* [OBJECTIVE]: Search the material and gather each line with "Clone" in it.

* [TASK DATA]:
## start

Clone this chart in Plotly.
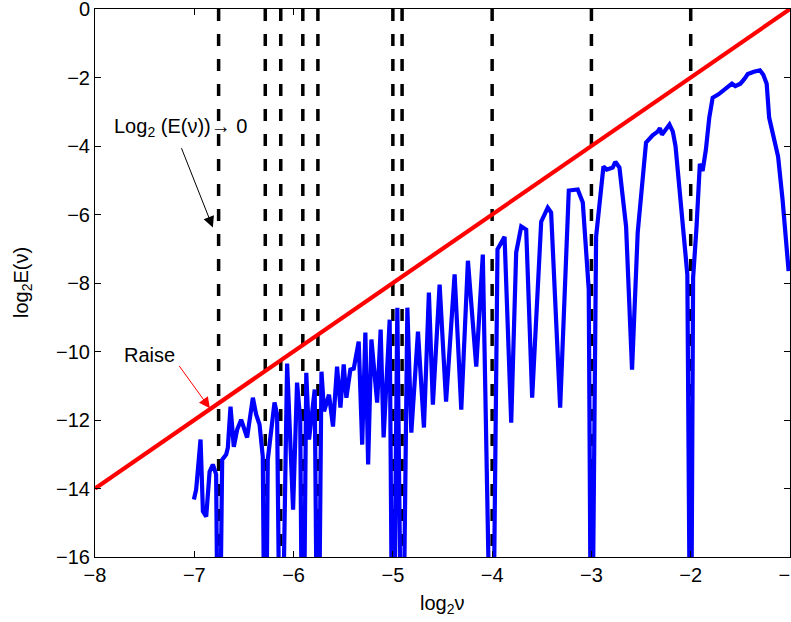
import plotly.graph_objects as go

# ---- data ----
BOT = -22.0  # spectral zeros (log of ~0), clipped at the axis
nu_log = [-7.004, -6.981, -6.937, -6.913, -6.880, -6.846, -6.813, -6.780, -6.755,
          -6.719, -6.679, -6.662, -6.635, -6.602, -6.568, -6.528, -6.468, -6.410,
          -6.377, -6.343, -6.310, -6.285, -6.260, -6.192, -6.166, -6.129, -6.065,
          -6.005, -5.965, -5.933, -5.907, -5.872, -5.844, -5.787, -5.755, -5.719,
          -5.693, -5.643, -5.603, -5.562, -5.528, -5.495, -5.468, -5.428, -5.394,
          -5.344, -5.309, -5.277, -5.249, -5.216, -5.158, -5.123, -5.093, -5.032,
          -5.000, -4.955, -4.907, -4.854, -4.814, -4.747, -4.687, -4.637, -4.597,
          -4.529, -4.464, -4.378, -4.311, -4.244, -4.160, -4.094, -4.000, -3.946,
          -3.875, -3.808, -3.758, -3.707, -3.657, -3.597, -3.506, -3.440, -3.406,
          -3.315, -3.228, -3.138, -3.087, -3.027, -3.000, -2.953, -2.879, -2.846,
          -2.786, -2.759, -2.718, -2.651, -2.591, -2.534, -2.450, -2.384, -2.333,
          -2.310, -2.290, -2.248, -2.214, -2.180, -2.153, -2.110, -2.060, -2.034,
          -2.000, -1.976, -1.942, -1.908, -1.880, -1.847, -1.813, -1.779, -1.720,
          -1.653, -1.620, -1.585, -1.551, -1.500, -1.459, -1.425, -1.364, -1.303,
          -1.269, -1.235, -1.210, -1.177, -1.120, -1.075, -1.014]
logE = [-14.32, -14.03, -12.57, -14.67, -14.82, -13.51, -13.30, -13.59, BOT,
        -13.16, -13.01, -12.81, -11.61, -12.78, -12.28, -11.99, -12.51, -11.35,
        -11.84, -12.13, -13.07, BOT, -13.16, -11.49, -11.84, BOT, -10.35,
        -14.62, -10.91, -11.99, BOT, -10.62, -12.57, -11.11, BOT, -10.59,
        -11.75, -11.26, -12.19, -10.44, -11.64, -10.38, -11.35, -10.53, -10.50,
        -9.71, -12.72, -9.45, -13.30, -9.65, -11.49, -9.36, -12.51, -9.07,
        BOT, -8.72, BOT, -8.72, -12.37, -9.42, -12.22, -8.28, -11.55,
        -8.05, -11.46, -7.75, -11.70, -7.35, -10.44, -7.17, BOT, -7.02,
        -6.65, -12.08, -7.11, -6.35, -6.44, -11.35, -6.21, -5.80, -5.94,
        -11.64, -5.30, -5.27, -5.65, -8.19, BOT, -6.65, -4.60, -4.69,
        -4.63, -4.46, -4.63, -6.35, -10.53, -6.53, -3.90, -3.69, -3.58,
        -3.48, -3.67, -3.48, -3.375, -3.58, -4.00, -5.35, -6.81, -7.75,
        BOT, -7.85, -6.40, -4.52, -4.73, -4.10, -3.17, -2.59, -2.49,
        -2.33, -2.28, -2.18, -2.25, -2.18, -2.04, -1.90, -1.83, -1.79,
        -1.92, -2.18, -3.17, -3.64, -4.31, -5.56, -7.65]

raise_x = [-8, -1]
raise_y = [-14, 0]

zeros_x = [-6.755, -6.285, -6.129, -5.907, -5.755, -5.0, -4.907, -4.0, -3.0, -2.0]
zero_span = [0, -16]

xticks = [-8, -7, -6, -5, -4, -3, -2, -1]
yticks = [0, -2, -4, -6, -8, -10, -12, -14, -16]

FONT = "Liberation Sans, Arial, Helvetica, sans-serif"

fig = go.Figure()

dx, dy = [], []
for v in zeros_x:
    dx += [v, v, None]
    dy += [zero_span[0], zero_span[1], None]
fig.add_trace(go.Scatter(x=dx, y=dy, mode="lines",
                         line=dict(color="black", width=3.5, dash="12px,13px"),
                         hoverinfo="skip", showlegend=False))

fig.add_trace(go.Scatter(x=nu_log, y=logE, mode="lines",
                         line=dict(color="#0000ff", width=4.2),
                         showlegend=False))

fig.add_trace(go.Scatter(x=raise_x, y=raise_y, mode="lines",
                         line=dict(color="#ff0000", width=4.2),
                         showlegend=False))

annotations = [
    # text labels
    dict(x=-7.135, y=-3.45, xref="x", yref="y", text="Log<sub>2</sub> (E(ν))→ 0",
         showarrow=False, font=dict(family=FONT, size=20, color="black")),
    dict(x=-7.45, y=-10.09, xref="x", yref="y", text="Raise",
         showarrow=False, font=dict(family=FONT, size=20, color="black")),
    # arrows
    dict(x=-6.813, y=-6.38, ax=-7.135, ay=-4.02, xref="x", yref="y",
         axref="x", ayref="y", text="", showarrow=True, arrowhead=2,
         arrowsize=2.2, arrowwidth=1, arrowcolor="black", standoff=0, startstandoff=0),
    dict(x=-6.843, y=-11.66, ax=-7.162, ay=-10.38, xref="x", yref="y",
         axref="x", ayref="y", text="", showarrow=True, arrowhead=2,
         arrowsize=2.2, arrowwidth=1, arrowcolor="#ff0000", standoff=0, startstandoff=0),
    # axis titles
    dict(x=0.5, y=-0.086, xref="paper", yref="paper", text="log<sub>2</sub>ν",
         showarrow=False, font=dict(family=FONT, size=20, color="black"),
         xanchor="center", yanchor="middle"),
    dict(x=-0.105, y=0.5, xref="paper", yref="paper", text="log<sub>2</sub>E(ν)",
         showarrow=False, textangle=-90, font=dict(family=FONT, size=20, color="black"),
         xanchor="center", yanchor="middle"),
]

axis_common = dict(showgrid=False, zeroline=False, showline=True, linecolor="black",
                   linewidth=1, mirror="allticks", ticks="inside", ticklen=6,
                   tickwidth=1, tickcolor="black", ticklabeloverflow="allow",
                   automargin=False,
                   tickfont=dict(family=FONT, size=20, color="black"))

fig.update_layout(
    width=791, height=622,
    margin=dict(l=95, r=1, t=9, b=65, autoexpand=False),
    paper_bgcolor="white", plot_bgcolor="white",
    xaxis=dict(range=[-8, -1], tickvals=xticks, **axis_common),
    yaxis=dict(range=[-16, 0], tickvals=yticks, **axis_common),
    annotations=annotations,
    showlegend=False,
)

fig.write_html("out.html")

## end
## start

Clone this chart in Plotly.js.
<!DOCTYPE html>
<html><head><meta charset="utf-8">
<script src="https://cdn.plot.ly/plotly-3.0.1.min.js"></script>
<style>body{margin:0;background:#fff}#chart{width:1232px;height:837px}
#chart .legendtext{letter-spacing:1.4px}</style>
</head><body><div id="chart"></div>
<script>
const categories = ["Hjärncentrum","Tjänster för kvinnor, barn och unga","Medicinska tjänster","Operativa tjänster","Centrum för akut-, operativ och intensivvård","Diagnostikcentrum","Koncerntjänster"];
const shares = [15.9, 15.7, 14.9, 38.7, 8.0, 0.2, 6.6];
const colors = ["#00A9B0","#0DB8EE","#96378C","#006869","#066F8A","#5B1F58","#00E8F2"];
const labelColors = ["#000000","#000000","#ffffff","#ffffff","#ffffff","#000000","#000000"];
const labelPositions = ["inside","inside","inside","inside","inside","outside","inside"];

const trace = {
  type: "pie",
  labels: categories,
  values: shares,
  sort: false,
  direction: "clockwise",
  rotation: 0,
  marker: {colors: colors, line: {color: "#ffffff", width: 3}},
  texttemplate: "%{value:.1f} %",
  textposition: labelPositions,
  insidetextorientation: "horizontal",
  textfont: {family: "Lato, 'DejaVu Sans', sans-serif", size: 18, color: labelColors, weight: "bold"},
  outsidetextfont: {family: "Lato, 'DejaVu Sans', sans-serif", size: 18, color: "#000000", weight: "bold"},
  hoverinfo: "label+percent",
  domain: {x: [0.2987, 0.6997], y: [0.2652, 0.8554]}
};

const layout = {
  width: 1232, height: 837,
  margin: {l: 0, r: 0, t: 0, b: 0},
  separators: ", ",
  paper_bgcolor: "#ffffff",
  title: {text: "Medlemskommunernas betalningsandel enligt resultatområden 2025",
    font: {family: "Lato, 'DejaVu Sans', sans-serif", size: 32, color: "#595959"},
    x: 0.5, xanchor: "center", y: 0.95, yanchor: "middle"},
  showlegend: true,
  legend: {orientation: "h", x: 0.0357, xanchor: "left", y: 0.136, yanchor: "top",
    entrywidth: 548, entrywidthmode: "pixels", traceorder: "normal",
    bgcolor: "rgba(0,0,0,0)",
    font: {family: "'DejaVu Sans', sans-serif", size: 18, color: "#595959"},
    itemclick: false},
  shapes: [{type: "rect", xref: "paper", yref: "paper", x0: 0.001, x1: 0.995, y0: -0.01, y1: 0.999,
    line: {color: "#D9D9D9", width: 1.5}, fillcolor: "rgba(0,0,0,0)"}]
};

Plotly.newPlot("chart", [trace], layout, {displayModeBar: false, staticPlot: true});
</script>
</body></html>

## end

* [ANSWER IN FULL]:
Clone this chart in Plotly.
Clone this chart in Plotly.js.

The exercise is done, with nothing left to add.